While the film’s self-aware style isn’t inherently flawed, its reliance on the kind of winking, overly sarcastic tone that direct-to-camera monologues can provide often distracts from Persuasion’s story. The same can, unfortunately, be said for most of the film’s modernistic touches. It is, however, a testament to the strength of Persuasion’s cast and story that the film still ends up emerging as a pleasant period drama — one that is anchored by yet another charismatic performance from its lead star.
A tale of lost love
Persuasion follows Anne Elliot (Dakota Johnson), the daughter of an exceedingly vain and in-debt English lord (played by a pitch-perfect Richard E. Grant), who is stuck mourning the loss of a romance that she gave up several years earlier. Despite her various attempts to assure those watching at home that she is “thriving,” it’s clear that Anne’s heartache and yearning for her former suitor, an accomplished Navy captain named Frederick Wentworth (Cosmo Jarvis), has overwhelmed her. When Persuasion begins, she has made a habit out of picking the scabs of her own, self-imposed romantic wounds.
Anne’s life is given a shot of energy, however, when she finds herself sharing the same space again with Frederick. Her initial attempts to keep a distance between her and him predictably do more damage than good, and the film follows the pair of former lovers as they struggle to navigate the lingering feelings they still have for each other. In case that wasn’t complicated enough, Anne’s feelings for Frederick are tested when one of her sisters-in-law, Louisa (Nia Towle), begins courting the esteemed Navy captain. Frederick, meanwhile, is tested in a similar way when Anne catches the eye of her handsome but mercenary distant cousin, William Elliot (Henry Golding).
All of this plays out less as a comedy of manners and more as a messy exploration of love and yearning. Johnson, in particular, helps to center Persuasion even in its most misguided of moments. Despite the winking nature of her performance, Johnson manages to effectively communicate Anne’s heartbreak and, in doing so, she creates a compelling portrait of how love can be overtaken by regret and yearning when it is denied for too long. Even when the film itself tries to recapture the wit and snark of certain notable Austen adaptations — namely, 2020’s Emma. — Johnson successfully prevents her take on Anne from becoming a failed copy of the author’s other protagonists.
A lovelorn narrator
When Persuasion also leans into the feelings of desire and sorrow that are plaguing Johnson’s Anne, it often shines. A lengthy conversation that Anne and Frederick share after they cross paths on the beach, for instance, ranks as one of the film’s best scenes, and both Johnson and Jarvis’ performances throughout it are simultaneously raw and withholding in a way that feels intensely, painfully honest. Even the frequent, performative stiffness of Jarvis’ Frederick helps the film convey the emotional devastation that both he and Anne are still recovering from years after she was “persuaded” to break off their relationship.

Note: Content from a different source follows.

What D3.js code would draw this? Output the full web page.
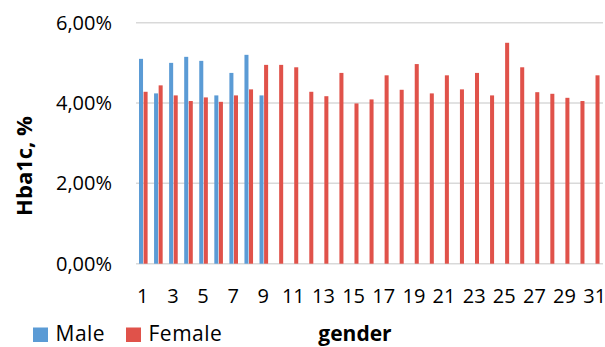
<!DOCTYPE html>
<html>
<head>
<meta charset="utf-8">
<script src="https://cdn.jsdelivr.net/npm/d3@7"></script>
<style>
  body { margin: 0; background: #fff; }
  text { font-family: "Open Sans", sans-serif; fill: #000; }
</style>
</head>
<body>
<svg id="chart" width="605" height="347"></svg>
<script>
// data (values in %)
const categories = d3.range(1, 32).map(String);
const maleValues = [5.10, 4.24, 5.00, 5.15, 5.05, 4.19, 4.75, 5.20, 4.19];
const femaleValues = [4.28, 4.44, 4.19, 4.05, 4.14, 4.03, 4.19, 4.34, 4.95, 4.95,
                      4.89, 4.28, 4.17, 4.75, 3.99, 4.09, 4.69, 4.33, 4.97, 4.24,
                      4.69, 4.34, 4.75, 4.19, 5.50, 4.89, 4.27, 4.23, 4.13, 4.05, 4.69];
const yTicks = [0, 2, 4, 6];
const seriesNames = ["Male", "Female"];
const colors = ["#5B9BD5", "#E0524A"];

const svg = d3.select("#chart");

const xScale = d3.scaleBand()
    .domain(categories)
    .range([136, 603])
    .padding(0);

const x1 = d3.scaleBand()
    .domain(seriesNames)
    .range([3, 11.6])
    .paddingInner(0.12);

const yScale = d3.scaleLinear()
    .domain([0, 6])
    .range([263.7, 22.7]);

// gridlines
svg.append("g")
    .selectAll("line")
    .data(yTicks)
    .enter()
    .append("line")
    .attr("x1", 136)
    .attr("x2", 603)
    .attr("y1", d => yScale(d))
    .attr("y2", d => yScale(d))
    .attr("stroke", "#d9d9d9")
    .attr("stroke-width", 1.5);

// y tick labels
const fmt = d => d.toFixed(2).replace(".", ",") + "%";
svg.append("g")
    .selectAll("text")
    .data(yTicks)
    .enter()
    .append("text")
    .attr("x", 112)
    .attr("y", d => yScale(d) + 7)
    .attr("text-anchor", "end")
    .style("font-size", "20px")
    .text(fmt);

// bars
const series = [maleValues, femaleValues];
series.forEach((vals, s) => {
    svg.append("g")
        .selectAll("rect")
        .data(vals)
        .enter()
        .append("rect")
        .attr("x", (d, i) => xScale(categories[i]) + x1(seriesNames[s]))
        .attr("width", x1.bandwidth())
        .attr("y", d => yScale(d))
        .attr("height", d => yScale(0) - yScale(d))
        .attr("fill", colors[s]);
});

// x tick labels (every other category)
svg.append("g")
    .selectAll("text")
    .data(categories.filter((c, i) => i % 2 === 0))
    .enter()
    .append("text")
    .attr("x", d => xScale(d) + xScale.bandwidth() / 2 - 0.8)
    .attr("y", 302.5)
    .attr("text-anchor", "middle")
    .style("font-size", "20px")
    .text(d => d);

// axis titles
svg.append("text")
    .attr("transform", "translate(32,166) rotate(-90)")
    .attr("text-anchor", "middle")
    .style("font-size", "22px")
    .style("font-weight", "bold")
    .text("Hba1c, %");

svg.append("text")
    .attr("x", 355)
    .attr("y", 341)
    .attr("text-anchor", "middle")
    .style("font-size", "21px")
    .style("font-weight", "bold")
    .text("gender");

// legend
const legendX = [33, 126];
const legend = svg.append("g")
    .selectAll("g")
    .data(seriesNames)
    .enter()
    .append("g");
legend.append("rect")
    .attr("x", (d, i) => legendX[i])
    .attr("y", 327.5)
    .attr("width", 15)
    .attr("height", 14.5)
    .attr("fill", (d, i) => colors[i]);
legend.append("text")
    .attr("x", (d, i) => legendX[i] + 22.5)
    .attr("y", 341)
    .style("font-size", "21px")
    .style("letter-spacing", "0.5px")
    .text(d => d);
</script>
</body>
</html>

It’s in the film’s many exterior sequences that Cracknell’s direction shines brightest as well. Working in tandem with her cinematographer, Joe Anderson, Cracknell is able to use Persuasion‘s English countryside locations to not only fill it with several stunning images but also further accentuate the achingly melancholic emotions of its heartbroken protagonist. John Paul Kelly’s production design, meanwhile, adds colorful vibrancy to many of the film’s locations, including Anne’s family home, which helps prevent Persuasion from feeling overly conventional during certain sections of its story.
However, while Cracknell’s extensive theatre background helps her stage Persuasion’s various interior sequences in often interesting ways, she also relies far too heavily on the film’s fourth-wall-breaking style. There are numerous moments throughout Persuasion when Cracknell cuts to Johnson’s face so that she can give the camera an unnecessary wink or smirk, which occasionally makes the film feel less like a cinematic love story and more like an overlong, one-woman monologue.
As resonant as ever
The film’s unrelenting focus on Anne’s personal commentary often distracts from the efforts of its various supporting players. Fortunately, several of the film’s cast members still manage to make a memorable impression, including the previously mentioned Grant, who chews up and spits out every deliciously self-involved line he’s given. Mia McKenna-Bruce also turns in a delightfully bratty performance as Anne’s narcissistic sister, Mary, while Henry Golding is given a chance to portray the kind of scene-stealing, smarmy cad that Hollywood rarely lets him play. His scenes with Johnson are among Persuasion’s most playful and electric.
For the most part, though, all of Persuasion’s cast members manage to do their jobs well, which just makes the film’s desire to try and “modernize” Austen’s original novel that much more frustrating. The moments when it is actually, earnestly delving into its source material’s feelings of love and yearning are when the film is often at its best. In fact, by trying to rework Persuasion for the modern world, the film has ironically proven, once again, just how timeless and enduring Austen’s original novel still is.
Persuasion begins streaming Friday, July 15 on Netflix.